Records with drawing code
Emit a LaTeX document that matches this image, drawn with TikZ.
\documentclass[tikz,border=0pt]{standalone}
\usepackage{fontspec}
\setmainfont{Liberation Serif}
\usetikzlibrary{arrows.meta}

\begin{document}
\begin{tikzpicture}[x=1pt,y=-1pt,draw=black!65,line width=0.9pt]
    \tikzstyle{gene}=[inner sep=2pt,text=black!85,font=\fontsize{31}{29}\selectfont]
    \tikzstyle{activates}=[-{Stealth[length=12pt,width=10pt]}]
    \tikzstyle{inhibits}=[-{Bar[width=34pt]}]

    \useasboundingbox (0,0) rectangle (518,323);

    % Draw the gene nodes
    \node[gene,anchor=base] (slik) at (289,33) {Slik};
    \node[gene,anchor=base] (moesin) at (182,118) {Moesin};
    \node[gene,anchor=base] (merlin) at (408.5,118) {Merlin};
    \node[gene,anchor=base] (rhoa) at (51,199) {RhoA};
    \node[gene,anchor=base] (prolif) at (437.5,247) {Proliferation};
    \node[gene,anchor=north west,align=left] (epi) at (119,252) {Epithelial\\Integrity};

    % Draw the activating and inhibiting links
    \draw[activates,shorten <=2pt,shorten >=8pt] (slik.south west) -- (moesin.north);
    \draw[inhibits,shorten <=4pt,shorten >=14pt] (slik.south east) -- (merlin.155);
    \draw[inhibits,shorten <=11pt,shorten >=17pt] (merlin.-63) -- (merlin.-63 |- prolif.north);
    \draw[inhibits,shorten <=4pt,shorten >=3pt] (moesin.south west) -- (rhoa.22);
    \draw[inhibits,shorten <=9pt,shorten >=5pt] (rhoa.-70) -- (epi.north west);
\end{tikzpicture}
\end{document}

---

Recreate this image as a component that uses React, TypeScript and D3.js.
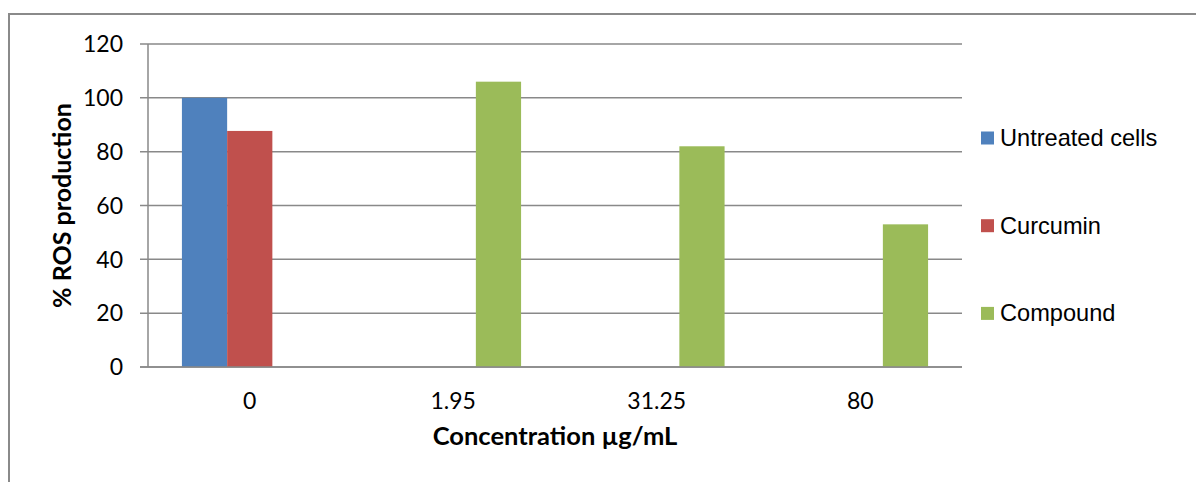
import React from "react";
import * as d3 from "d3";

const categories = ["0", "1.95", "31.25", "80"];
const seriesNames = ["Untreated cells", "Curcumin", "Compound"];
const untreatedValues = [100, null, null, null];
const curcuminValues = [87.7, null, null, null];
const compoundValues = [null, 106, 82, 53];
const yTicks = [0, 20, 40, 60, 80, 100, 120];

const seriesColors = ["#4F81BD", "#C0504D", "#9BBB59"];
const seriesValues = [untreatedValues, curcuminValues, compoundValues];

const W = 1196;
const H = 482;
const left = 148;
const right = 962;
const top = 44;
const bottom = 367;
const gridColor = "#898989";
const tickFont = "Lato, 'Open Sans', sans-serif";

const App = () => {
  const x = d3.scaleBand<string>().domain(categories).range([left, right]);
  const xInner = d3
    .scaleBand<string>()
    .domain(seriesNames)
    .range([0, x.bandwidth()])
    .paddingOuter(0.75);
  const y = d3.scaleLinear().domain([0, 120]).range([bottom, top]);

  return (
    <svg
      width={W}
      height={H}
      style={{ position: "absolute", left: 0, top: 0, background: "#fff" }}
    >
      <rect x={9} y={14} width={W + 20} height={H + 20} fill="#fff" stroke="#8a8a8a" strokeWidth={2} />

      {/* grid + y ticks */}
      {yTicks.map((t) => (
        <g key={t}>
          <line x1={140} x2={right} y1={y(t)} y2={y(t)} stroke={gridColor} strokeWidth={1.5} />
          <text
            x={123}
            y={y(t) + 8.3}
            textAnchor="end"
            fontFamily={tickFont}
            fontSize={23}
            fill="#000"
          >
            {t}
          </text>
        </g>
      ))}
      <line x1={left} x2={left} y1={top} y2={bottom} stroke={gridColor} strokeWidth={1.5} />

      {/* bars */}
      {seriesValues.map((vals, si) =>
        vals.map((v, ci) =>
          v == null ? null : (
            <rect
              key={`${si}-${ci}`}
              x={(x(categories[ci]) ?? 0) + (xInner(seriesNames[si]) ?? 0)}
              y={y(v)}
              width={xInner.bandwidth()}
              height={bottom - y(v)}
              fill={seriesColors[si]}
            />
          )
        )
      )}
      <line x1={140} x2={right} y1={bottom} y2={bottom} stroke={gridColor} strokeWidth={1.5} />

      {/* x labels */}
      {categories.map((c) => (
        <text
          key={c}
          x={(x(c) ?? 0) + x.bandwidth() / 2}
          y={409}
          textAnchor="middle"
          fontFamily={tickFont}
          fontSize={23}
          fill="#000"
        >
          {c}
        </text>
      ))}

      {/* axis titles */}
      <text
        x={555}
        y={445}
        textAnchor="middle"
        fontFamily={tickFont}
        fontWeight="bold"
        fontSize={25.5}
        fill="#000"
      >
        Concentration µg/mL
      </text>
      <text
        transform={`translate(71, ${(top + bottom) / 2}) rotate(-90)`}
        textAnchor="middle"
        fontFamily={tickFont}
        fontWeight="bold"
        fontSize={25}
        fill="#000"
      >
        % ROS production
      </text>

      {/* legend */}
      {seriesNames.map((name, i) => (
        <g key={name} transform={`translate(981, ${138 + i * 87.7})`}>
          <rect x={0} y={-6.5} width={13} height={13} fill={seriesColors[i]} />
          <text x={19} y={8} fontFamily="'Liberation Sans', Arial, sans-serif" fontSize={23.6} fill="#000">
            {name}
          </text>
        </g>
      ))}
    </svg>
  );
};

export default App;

» **WHAT YOU SHOULD DO**
Make an exact copy of the lines from the one with "Recreate this image" through the one with "d3.scaleLinear().domain([0, 120]).range([bottom, top]);", both ends in, and nothing else. Drop every picture.

» **RESULT**
Recreate this image as a component that uses React, TypeScript and D3.js.
import React from "react";
import * as d3 from "d3";

const categories = ["0", "1.95", "31.25", "80"];
const seriesNames = ["Untreated cells", "Curcumin", "Compound"];
const untreatedValues = [100, null, null, null];
const curcuminValues = [87.7, null, null, null];
const compoundValues = [null, 106, 82, 53];
const yTicks = [0, 20, 40, 60, 80, 100, 120];

const seriesColors = ["#4F81BD", "#C0504D", "#9BBB59"];
const seriesValues = [untreatedValues, curcuminValues, compoundValues];

const W = 1196;
const H = 482;
const left = 148;
const right = 962;
const top = 44;
const bottom = 367;
const gridColor = "#898989";
const tickFont = "Lato, 'Open Sans', sans-serif";

const App = () => {
  const x = d3.scaleBand<string>().domain(categories).range([left, right]);
  const xInner = d3
    .scaleBand<string>()
    .domain(seriesNames)
    .range([0, x.bandwidth()])
    .paddingOuter(0.75);
  const y = d3.scaleLinear().domain([0, 120]).range([bottom, top]);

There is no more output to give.